The Southern Whaling and Sealing Company Ltd (SWSC) were a United Kingdom-based whaling and sealing company, originally formed in 1911 by the partnership of Richard Irvin & Sons of North Shields and the South African-based fishing company Irvin & Johnson. Latterly they were sold to Lever Bros., in 1919 and re-sold to Christian Salvesen Ltd in 1941.

Early days

Richard Irvin & Sons
Richard Irvin was born in North Shields in 1853, entering the fishing trade in 1864 at age 11. He quickly saw the potential growth of trawl fishing.

Richard Irvin & Sons had already established the Shields Engineering Co and, after purchasing Youngs Dock Co., merged them to become Shields Engineering & Dry Dock Co. Latterly they then became involved in the herring drifting fishery around the same time as steam powered drifters began to be used in NE England and Scotland. The East Coast Herring Drifter Co. was set up in 1900 followed soon after by the Shields Ice & Cold Storage Co. Ltd.

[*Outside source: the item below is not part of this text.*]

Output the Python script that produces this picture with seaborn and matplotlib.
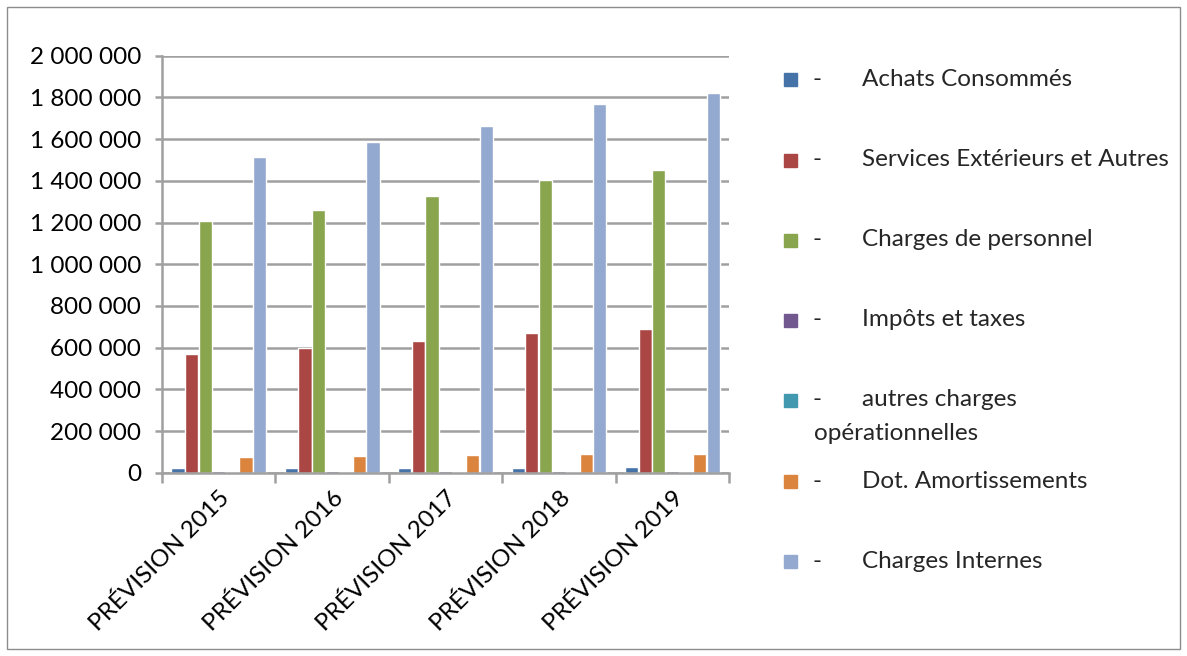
import matplotlib
matplotlib.use("Agg")
import matplotlib.pyplot as plt
from matplotlib.patches import Rectangle
from matplotlib.ticker import FuncFormatter, FixedLocator
import seaborn as sns
import pandas as pd

# Budget forecast by expense line (amounts in currency units)
categories = ["PRÉVISION 2015", "PRÉVISION 2016", "PRÉVISION 2017",
              "PRÉVISION 2018", "PRÉVISION 2019"]
series = ["Achats Consommés", "Services Extérieurs et Autres",
          "Charges de personnel", "Impôts et taxes",
          "autres charges opérationnelles", "Dot. Amortissements",
          "Charges Internes"]

achats = [22000, 23000, 24000, 25000, 26000]
services = [570000, 600000, 630000, 668000, 688000]
personnel = [1205000, 1262000, 1325000, 1405000, 1450000]
impots = [6000, 6000, 6000, 6000, 6000]
autres = [5000, 5000, 5000, 5000, 5000]
amortissements = [75000, 79000, 83000, 88000, 92000]
internes = [1515000, 1585000, 1665000, 1768000, 1822000]

values = [achats, services, personnel, impots, autres, amortissements, internes]
colors = ["#4572A7", "#AA4643", "#89A54E", "#71588F", "#4198AF",
          "#DB843D", "#93A9CF"]

rows = [(cat, name, v)
        for name, vals in zip(series, values)
        for cat, v in zip(categories, vals)]
df = pd.DataFrame(rows, columns=["Prévision", "Poste", "Montant"])

sns.set_theme(style="white")
plt.rcParams["font.family"] = ["Lato", "DejaVu Sans"]
FS = 17.5

fig = plt.figure(figsize=(11.87, 6.56), dpi=100)
ax = fig.add_axes([0.1365, 0.2794, 0.4777, 0.6357])

sns.barplot(data=df, x="Prévision", y="Montant", hue="Poste",
            hue_order=series, order=categories, palette=colors,
            width=0.84, gap=0.03, saturation=1, legend=False, ax=ax)

ax.set_xlim(-0.5, len(categories) - 0.5)
ax.set_ylim(0, 2000000)
ax.yaxis.set_major_locator(FixedLocator(range(0, 2000001, 200000)))
ax.yaxis.set_major_formatter(
    FuncFormatter(lambda v, _: f"{int(v):,}".replace(",", " ")))
ax.grid(axis="y", color="#a0a0a0", linewidth=1.8)
ax.set_axisbelow(True)
ax.set_xlabel("")
ax.set_ylabel("")

for side in ("top", "right"):
    ax.spines[side].set_visible(False)
for side in ("left", "bottom"):
    ax.spines[side].set_color("#a0a0a0")
    ax.spines[side].set_linewidth(1.8)

ax.tick_params(axis="y", left=True, length=5, width=1.8, color="#a0a0a0",
               pad=10, labelsize=FS, labelcolor="black")
ax.tick_params(axis="x", bottom=False, labelsize=FS, labelcolor="black",
               pad=4)
ax.set_xticks(range(len(categories)))
ax.set_xticklabels(categories, rotation=45, ha="right",
                   rotation_mode="anchor")
ax.set_xticks([i - 0.5 for i in range(len(categories) + 1)], minor=True)
ax.tick_params(axis="x", which="minor", bottom=True, length=7, width=1.8,
               color="#a0a0a0")

# Legend on the right, one entry per expense line
legend_y = [79, 160, 240, 320, 400, 481, 561]
H = 656.0
W = 1187.0
for name, col, y in zip(series, colors, legend_y):
    fig.patches.append(Rectangle((784 / W, 1 - (y + 7) / H), 13 / W, 13 / H,
                                 transform=fig.transFigure, color=col))
    fig.text(812 / W, 1 - y / H, "-", fontsize=FS, va="center", ha="left")
    if name == "autres charges opérationnelles":
        fig.text(862 / W, 1 - y / H, "autres charges", fontsize=FS,
                 va="center", ha="left")
        fig.text(814 / W, 1 - (y + 33) / H, "opérationnelles", fontsize=FS,
                 va="center", ha="left")
    else:
        fig.text(862 / W, 1 - y / H, name, fontsize=FS, va="center",
                 ha="left")

# Thin frame around the whole chart area
fig.patches.append(Rectangle((7 / W, 7 / H), 1 - 14 / W, 1 - 14 / H,
                             transform=fig.transFigure, fill=False,
                             edgecolor="#8c8c8c", linewidth=1))

fig.savefig("out.png", dpi=100)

In 1902, Richard's second eldest son, George Driver Irvin was sent to South Africa to investigate the fishing potential there where George established The African Fishing & Trading Co. in 1903, with offices in Cape Town & North Shields.

Irvin & Johnson
However, the African Fishing & Trading Co. was not profitable and only continued to operate after a merger with another South African fishing company owned by Swedish pioneer Carl Ossian Johnson (1867-1949) in 1909. This merger subsequently lead to the establishment of the firm, Irvin & Johnson in Dec 1910.

Foundation
In July 1911 Richard Irvin & Sons were granted a licence to engage in whaling from Prince Olav Harbour in South Georgia, and in partnership with Irvin & Johnson, formed a new company, The Southern Whaling & Sealing Company Ltd (SWSC). George Driver Irvin was made Managing Director.

During 1911 they bought Sound of Jura, to be used as a cargo transporter, and also purchased a second hand ship, the Restitution.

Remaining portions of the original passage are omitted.